=== TASK GOAL ===
Nothing outside the lines from the one containing "Recreate this image" through the one containing "import * as" should be copied, and no pictures either. Copy those lines exactly.

Data extracted from a collection
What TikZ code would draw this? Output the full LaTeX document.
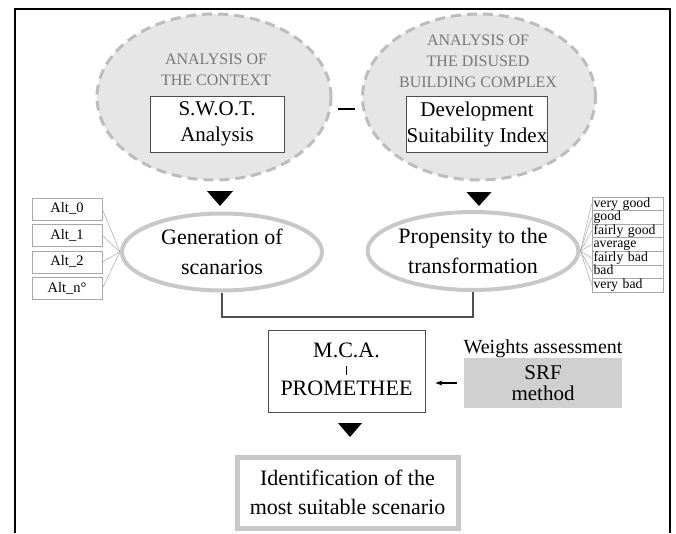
\documentclass[tikz,border=0pt]{standalone}
\usepackage{fontspec}
\setmainfont{Liberation Serif}
\usetikzlibrary{shapes.geometric,arrows.meta}
\definecolor{dashgray}{HTML}{BDBDBD}
\definecolor{fillgray}{HTML}{E6E6E6}
\definecolor{capgray}{HTML}{777777}
\definecolor{ringgray}{HTML}{C8C8C8}
\definecolor{srfgray}{HTML}{D0D0D0}
\definecolor{listgray}{HTML}{A8A8A8}
\definecolor{linegray}{HTML}{505050}
\tikzset{
  ctxell/.style={ellipse, draw=dashgray, fill=fillgray, line width=3pt, dash pattern=on 10pt off 6pt, inner sep=0pt},
  capt/.style={text=capgray, font=\fontsize{16}{21}\selectfont, align=center, inner sep=0pt},
  toolbox/.style={draw=black!70, fill=white, line width=0.8pt, font=\fontsize{21}{26}\selectfont, align=center, inner sep=0pt},
  ring/.style={ellipse, draw=ringgray, line width=4pt, fill=white, inner sep=0pt, font=\fontsize{22}{30}\selectfont, align=center},
  altbox/.style={draw=listgray, line width=0.6pt, minimum width=70pt, minimum height=22pt, inner sep=0pt, text height=10pt, text depth=3pt, font=\fontsize{14.5}{16}\selectfont},
  rowbox/.style={draw=listgray, line width=0.6pt, minimum width=71pt, minimum height=13.57pt, inner xsep=1.5pt, inner ysep=0pt, text width=68pt, align=left, text height=9.6pt, text depth=3.2pt, font=\fontsize{13.8}{14}\selectfont},
  fan/.style={draw=listgray, line width=0.5pt},
  bracket/.style={draw=linegray, line width=1.2pt},
  dropmark/.style={fill=black},
  plainbox/.style={draw=black!70, line width=0.8pt, inner sep=0pt},
  bigtext/.style={font=\fontsize{22}{29}\selectfont, align=center, inner sep=0pt},
}
\begin{document}
\begin{tikzpicture}[x=1pt,y=-1pt]
\useasboundingbox (0,0) rectangle (676,533);
\fill[white] (0,0) rectangle (676,533);
% frame
\coordinate (fbl) at (15,533);
\coordinate (ftl) at (15,9);
\coordinate (ftr) at (670,9);
\coordinate (fbr) at (670,533);
\draw[line width=2.5pt] (fbl) -- (ftl) -- (ftr) -- (fbr);

% top ellipses
\node[ctxell, minimum width=234pt, minimum height=166pt] (ctx) at (214,97) {};
\node[ctxell, minimum width=233pt, minimum height=166pt] (bld) at (479,97) {};
\node[capt] (ctxlab) at (216,70) {ANALYSIS OF\\THE CONTEXT};
\node[capt] (bldlab) at (478,61) {ANALYSIS OF\\THE DISUSED\\BUILDING COMPLEX};
\node[toolbox, minimum width=134pt, minimum height=56pt] (swot) at (217,124) {S.W.O.T.\\Analysis};
\node[toolbox, minimum width=136pt, minimum height=56pt] (dsi) at (477,124) {Development\\Suitability Index};
\draw[line width=1.5pt] ([xshift=5pt,yshift=-12pt]ctx.east) -- ([xshift=-6pt,yshift=-12pt]bld.west);

% drop marks
\coordinate (d1) at (220,191);
\coordinate (d2) at (479,192);
\coordinate (d3) at (350,423);
\fill[dropmark] ([xshift=-13pt]d1) -- ([xshift=13pt]d1) -- ([yshift=-15pt]d1) -- cycle;
\fill[dropmark] ([xshift=-12.5pt]d2) -- ([xshift=12.5pt]d2) -- ([yshift=-14pt]d2) -- cycle;
\fill[dropmark] ([xshift=-12pt]d3) -- ([xshift=12pt]d3) -- ([yshift=-14pt]d3) -- cycle;

% middle ellipses
\node[ring, minimum width=200pt, minimum height=77pt] (gen) at (222,252) {Generation of\\scanarios};
\node[ring, minimum width=206pt, minimum height=78pt] (prop) at (473,251) {Propensity to the\\transformation};

% alternatives
\node[altbox] (a0) at (67,209) {Alt\_0};
\node[altbox] (a1) at (67,235.5) {Alt\_1};
\node[altbox] (a2) at (67,262) {Alt\_2};
\node[altbox] (an) at (67,288.5) {Alt\_n°};
\foreach \n in {a0,a1,a2,an} \draw[fan] (\n.east) -- (gen.west);

% judgement scale
\node[rowbox] (r1) at (627.5,203.8) {very good};
\node[rowbox] (r2) at (627.5,217.4) {good};
\node[rowbox] (r3) at (627.5,230.9) {fairly good};
\node[rowbox] (r4) at (627.5,244.5) {average};
\node[rowbox] (r5) at (627.5,258.1) {fairly bad};
\node[rowbox] (r6) at (627.5,271.6) {bad};
\node[rowbox] (r7) at (627.5,285.2) {very bad};
\foreach \n in {r1,r2,r3,r4,r5,r6,r7} \draw[fan] (prop.east) -- (\n.west);

% bracket
\coordinate (brk) at (0,317);
\draw[bracket] (gen.south) -- (gen.south |- brk) -| (prop.south);

% MCA
\node[plainbox, minimum width=157pt, minimum height=82pt] (mca) at (346.5,371) {};
\node[bigtext] (mcat) at (346.5,350) {M.C.A.};
\node[bigtext] (mcab) at (346.5,388) {PROMETHEE};
\coordinate (bart) at (346.5,366);
\coordinate (barb) at (346.5,375);
\draw[line width=0.6pt] (bart) -- (barb);

% SRF
\node[fill=srfgray, minimum width=158pt, minimum height=50pt, inner sep=0pt, font=\fontsize{21}{21}\selectfont, align=center] (srf) at (543,383) {SRF\\method};
\node[font=\fontsize{20}{24}\selectfont, inner sep=0pt] (wlab) at (543,349) {Weights assessment};
\draw[line width=1.2pt, -{Stealth[length=7pt,width=5pt]}] ([xshift=-7pt]srf.west) -- ([xshift=10pt]mca.east |- srf.west);

% final
\node[draw=ringgray, line width=5pt, minimum width=221pt, minimum height=71pt, inner sep=0pt, bigtext] (fin) at (347.5,492.5) {Identification of the\\most suitable scenario};
\end{tikzpicture}
\end{document}
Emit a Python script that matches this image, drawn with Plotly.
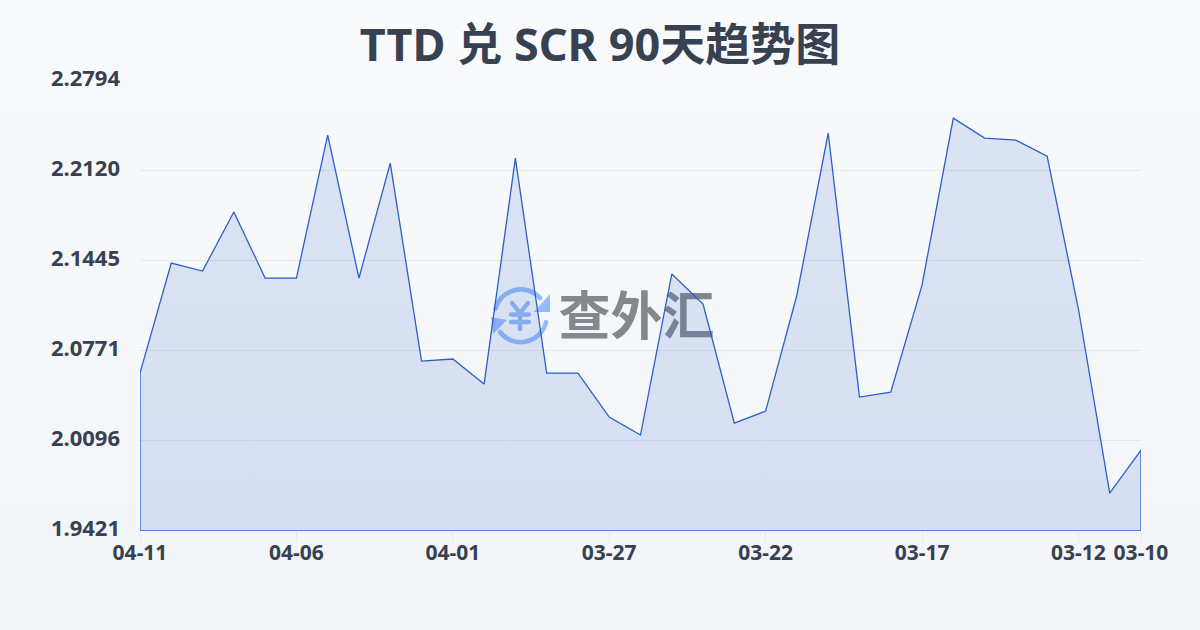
import base64
import plotly.graph_objects as go

dates = ["04-11","04-10","04-09","04-08","04-07","04-06","04-05","04-04","04-03","04-02","04-01",
         "03-31","03-30","03-29","03-28","03-27","03-26","03-25","03-24","03-23","03-22",
         "03-21","03-20","03-19","03-18","03-17","03-16","03-15","03-14","03-13","03-12","03-11","03-10"]
rates = [2.0605,2.1429,2.1369,2.1812,2.1317,2.1317,2.2389,2.1317,2.2179,2.0695,2.0710,
         2.0522,2.2216,2.0605,2.0605,2.0275,2.0140,2.1347,2.1122,2.0230,2.0320,
         2.1190,2.2404,2.0425,2.0462,2.1264,2.2516,2.2366,2.2351,2.2231,2.1085,1.9705,2.0028]
y_ticks = [1.9421,2.0096,2.0771,2.1445,2.2120,2.2794]
x_tick_labels = ["04-11","04-06","04-01","03-27","03-22","03-17","03-12","03-10"]
title_text = "TTD 兑 SCR 90天趋势图"
watermark = "查外汇"

FONT = "'Noto Sans','Noto Sans CJK SC',sans-serif"
INK = "#374151"
LINE = "#2a60c8"
GRID = "#e5e7eb"
LEFT, RIGHT, TOP, BOTTOM = 140, 1141, 81, 531
PW, PH = RIGHT - LEFT, BOTTOM - TOP

logo_blue = "#93bbf8"
svg = f'''<svg xmlns="http://www.w3.org/2000/svg" width="1200" height="630" viewBox="0 0 1200 630">
<defs><linearGradient id="g" x1="0" y1="0" x2="0" y2="1"><stop offset="0" stop-color="#f9fafc"/><stop offset="1" stop-color="#f2f4f7"/></linearGradient></defs>
<rect width="1200" height="630" fill="url(#g)"/>
<g fill="none" stroke="{logo_blue}" stroke-width="4.6" stroke-linecap="round" stroke-linejoin="round">
<path d="M495.5 309 A26 26 0 0 1 540 298"/>
<path d="M500 332 A26 26 0 0 0 546 322"/>
<path d="M512 303 L520 313 L528 303 M520 313 V329 M511 314.5 H529 M511 322 H529" stroke-width="4.4"/>
</g>
<path d="M550 294 V312 H534 Z" fill="{logo_blue}"/>
<path d="M491 317 L507 320 L493 334 Z" fill="{logo_blue}"/>
</svg>'''
bg_uri = "data:image/svg+xml;base64," + base64.b64encode(svg.encode()).decode()

idx = list(range(len(dates)))
base = y_ticks[0]
tick_idx = [dates.index(d) for d in x_tick_labels]

fig = go.Figure()
fig.add_trace(go.Scatter(
    x=[15.87], y=[2.0990], mode="text", text=[watermark], hoverinfo="skip", showlegend=False,
    textposition="middle center", cliponaxis=False,
    textfont=dict(family="'Noto Sans CJK SC',sans-serif", size=52, color="#84878e", weight=700),
))
fig.add_trace(go.Scatter(
    x=[idx[0]] + idx + [idx[-1], idx[0]],
    y=[base] + rates + [base, base],
    mode="lines", fill="toself", fillcolor="rgba(45,90,205,0.14)",
    line=dict(color=LINE, width=1.3), showlegend=False, cliponaxis=False,
))

fig.update_layout(
    width=1200, height=630, autosize=False,
    margin=dict(l=LEFT, r=1200 - RIGHT, t=TOP, b=630 - BOTTOM),
    paper_bgcolor="rgba(0,0,0,0)", plot_bgcolor="rgba(0,0,0,0)",
    title=dict(text=title_text, x=0.5, xanchor="center", xref="container", y=0.928, yanchor="middle",
               font=dict(family=FONT, size=45, color=INK, weight=700)),
    images=[dict(source=bg_uri, xref="paper", yref="paper", x=-LEFT / PW, y=BOTTOM / PH,
                 sizex=1200 / PW, sizey=630 / PH, sizing="stretch", layer="below",
                 xanchor="left", yanchor="top")],
    xaxis=dict(range=[idx[0], idx[-1]], tickmode="array", tickvals=tick_idx, ticktext=x_tick_labels,
               showgrid=False, zeroline=False, showline=False,
               ticks="outside", ticklen=10, tickcolor=GRID, tickwidth=1, ticklabelstandoff=-7,
               tickfont=dict(family=FONT, size=21, color=INK, weight=700)),
    yaxis=dict(range=[y_ticks[0], y_ticks[-1]], tickmode="array", tickvals=y_ticks,
               ticktext=[f"{v:.4f}" for v in y_ticks],
               showgrid=True, gridcolor=GRID, gridwidth=1, zeroline=False, showline=False,
               ticks="", ticklabelstandoff=19, ticklabelshift=-3,
               tickfont=dict(family=FONT, size=22, color=INK, weight=700)),
)
fig.write_html("out.html", config={"displayModeBar": False},
               post_script="document.body.style.margin='0';document.body.style.overflow='hidden';")
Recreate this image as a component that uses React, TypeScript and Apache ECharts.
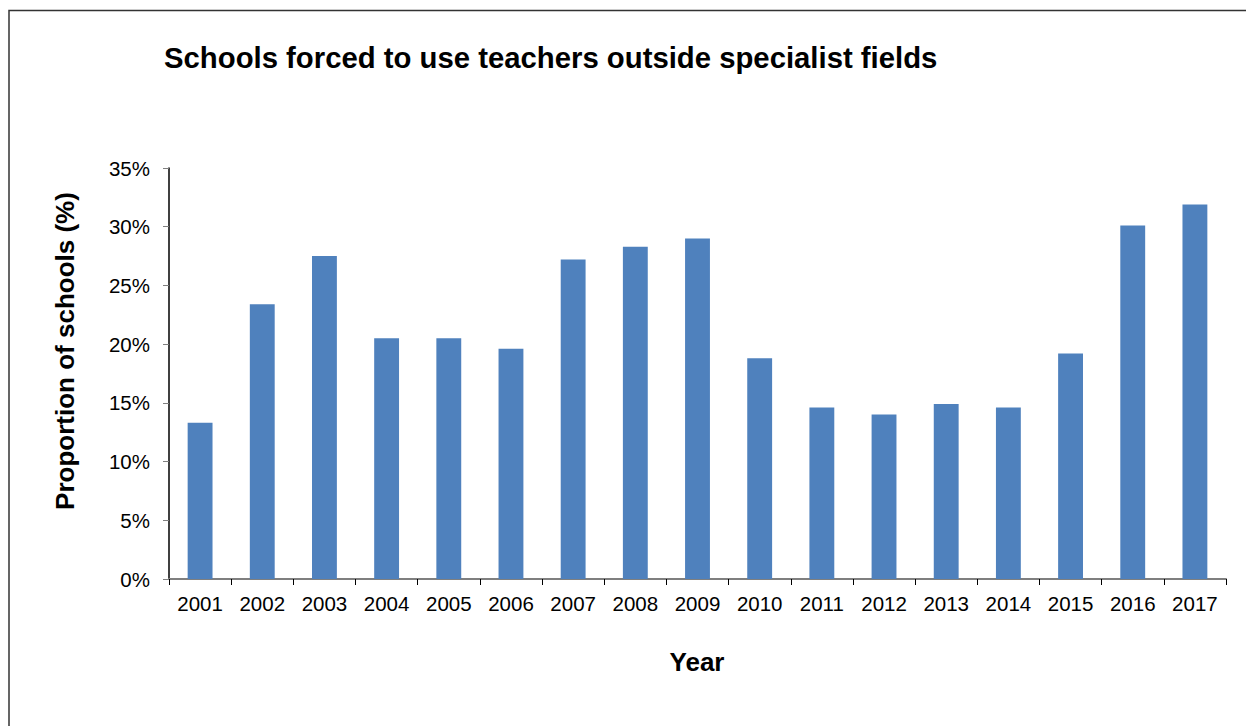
import React, { useEffect, useRef } from "react";
import * as echarts from "echarts";

const years = ["2001", "2002", "2003", "2004", "2005", "2006", "2007", "2008", "2009", "2010", "2011", "2012", "2013", "2014", "2015", "2016", "2017"];
const proportions = [13.3, 23.4, 27.5, 20.5, 20.5, 19.6, 27.2, 28.3, 29.0, 18.8, 14.6, 14.0, 14.9, 14.6, 19.2, 30.1, 31.9];
const titleText = "Schools forced to use teachers outside specialist fields";
const yAxisName = "Proportion of schools (%)";
const xAxisName = "Year";

const FONT = "'Liberation Sans', Arial, sans-serif";

export default function App() {
  const ref = useRef<HTMLDivElement>(null);
  useEffect(() => {
    if (!ref.current) return;
    const chart = echarts.init(ref.current, undefined, { renderer: "svg" });
    chart.setOption({
      animation: false,
      backgroundColor: "#ffffff",
      title: {
        text: titleText,
        left: 159,
        top: 38,
        textStyle: { fontFamily: FONT, fontSize: 29.3, fontWeight: "bold", color: "#000000" },
      },
      grid: { left: 169, right: 20, top: 168, bottom: 147, containLabel: false },
      xAxis: {
        type: "category",
        data: years,
        axisLine: { show: true, lineStyle: { color: "#7f7f7f", width: 2 } },
        axisTick: { show: true, length: 6, lineStyle: { color: "#000000", width: 1 } },
        axisLabel: { fontFamily: FONT, fontSize: 20.5, color: "#000000", margin: 14 },
      },
      yAxis: {
        type: "value",
        min: 0,
        max: 35,
        interval: 5,
        splitLine: { show: false },
        axisLine: { show: true, lineStyle: { color: "#000000", width: 1.5 } },
        axisTick: { show: true, length: 6, lineStyle: { color: "#7f7f7f", width: 1 } },
        axisLabel: { fontFamily: FONT, fontSize: 20.5, color: "#000000", margin: 19, formatter: (v: number) => v + "%" },
      },
      series: [
        {
          type: "bar",
          data: proportions,
          barWidth: "40%",
          itemStyle: { color: "#4f81bd" },
        },
      ],
      graphic: [
        {
          type: "rect",
          shape: { x: 9, y: 10.5, width: 1400, height: 900 },
          style: { fill: "none", stroke: "#333333", lineWidth: 1.5 },
          silent: true,
        },
        {
          type: "text",
          x: 65,
          y: 351,
          rotation: Math.PI / 2,
          style: {
            text: yAxisName,
            font: `bold 26px ${FONT}`,
            fill: "#000000",
            align: "center",
            verticalAlign: "middle",
          },
        },
        {
          type: "text",
          x: 697,
          y: 662,
          style: {
            text: xAxisName,
            font: `bold 26px ${FONT}`,
            fill: "#000000",
            align: "center",
            verticalAlign: "middle",
          },
        },
      ],
    });
    return () => chart.dispose();
  }, []);
  return <div ref={ref} style={{ position: "fixed", left: 0, top: 0, width: 1246, height: 726 }} />;
}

=== TASK SOLUTION ===
Recreate this image as a component that uses React, TypeScript and Apache ECharts.
import React, { useEffect, useRef } from "react";
import * as echarts from "echarts";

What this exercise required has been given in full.